→ **Given information**
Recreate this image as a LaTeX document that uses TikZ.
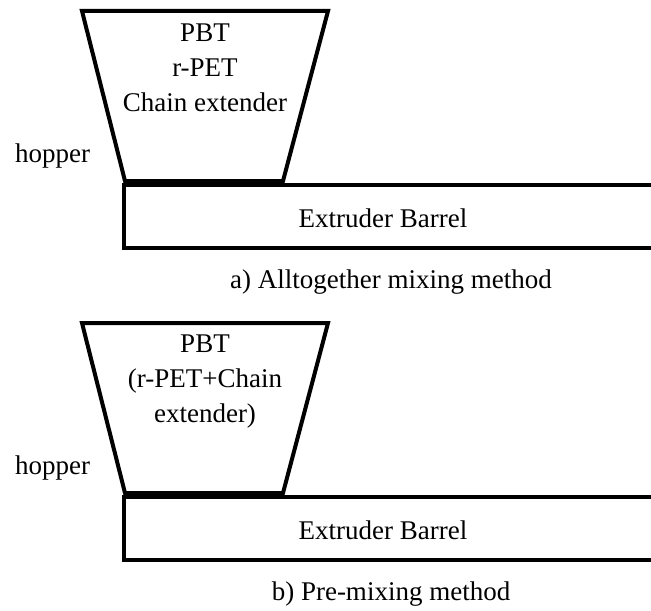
\documentclass[tikz,border=0pt]{standalone}
\usepackage{fontspec}
\setmainfont{Liberation Serif}
\begin{document}
\begin{tikzpicture}[x=0.5pt,y=-0.5pt,
  wall/.style={line width=2pt,line join=miter},
  lbl/.style={inner sep=0pt,font=\fontsize{13.5}{17.5}\selectfont,align=center}]
\useasboundingbox (0,0) rectangle (651,610);
% one hopper feeding an extruder barrel per panel, shifted down by \dy
\foreach \dy/\my/\mix/\cap/\nm in {0/68/{PBT\\r-PET\\Chain extender}/{a) Alltogether mixing method}/a,
                                   312/70/{PBT\\(r-PET+Chain\\extender)}/{b) Pre-mixing method}/b}{
  \begin{scope}[yshift=-\dy*0.5pt]
    % hopper (trapezoid)
    \draw[wall] (82,11) -- (328,11) -- (283,181) -- (125,181) -- cycle;
    % barrel, open towards the right
    \draw[wall] (651,185) -- (124,185) -- (124,248) -- (651,248);
    \node[lbl] (mix\nm) at (205,\my) {\mix};
    \node[lbl,anchor=base] (hop\nm) at (52.5,162) {hopper};
    \node[lbl] (bar\nm) at (383,218) {Extruder Barrel};
    \node[lbl] (cap\nm) at (391,282) {\cap};
  \end{scope}
}
\end{tikzpicture}
\end{document}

→ **Do this**
Repeat the data exactly, excluding the pictures.

→ **Written response**
Recreate this image as a LaTeX document that uses TikZ.
\documentclass[tikz,border=0pt]{standalone}
\usepackage{fontspec}
\setmainfont{Liberation Serif}
\begin{document}
\begin{tikzpicture}[x=0.5pt,y=-0.5pt,
  wall/.style={line width=2pt,line join=miter},
  lbl/.style={inner sep=0pt,font=\fontsize{13.5}{17.5}\selectfont,align=center}]
\useasboundingbox (0,0) rectangle (651,610);
% one hopper feeding an extruder barrel per panel, shifted down by \dy
\foreach \dy/\my/\mix/\cap/\nm in {0/68/{PBT\\r-PET\\Chain extender}/{a) Alltogether mixing method}/a,
                                   312/70/{PBT\\(r-PET+Chain\\extender)}/{b) Pre-mixing method}/b}{
  \begin{scope}[yshift=-\dy*0.5pt]
    % hopper (trapezoid)
    \draw[wall] (82,11) -- (328,11) -- (283,181) -- (125,181) -- cycle;
    % barrel, open towards the right
    \draw[wall] (651,185) -- (124,185) -- (124,248) -- (651,248);
    \node[lbl] (mix\nm) at (205,\my) {\mix};
    \node[lbl,anchor=base] (hop\nm) at (52.5,162) {hopper};
    \node[lbl] (bar\nm) at (383,218) {Extruder Barrel};
    \node[lbl] (cap\nm) at (391,282) {\cap};
  \end{scope}
}
\end{tikzpicture}
\end{document}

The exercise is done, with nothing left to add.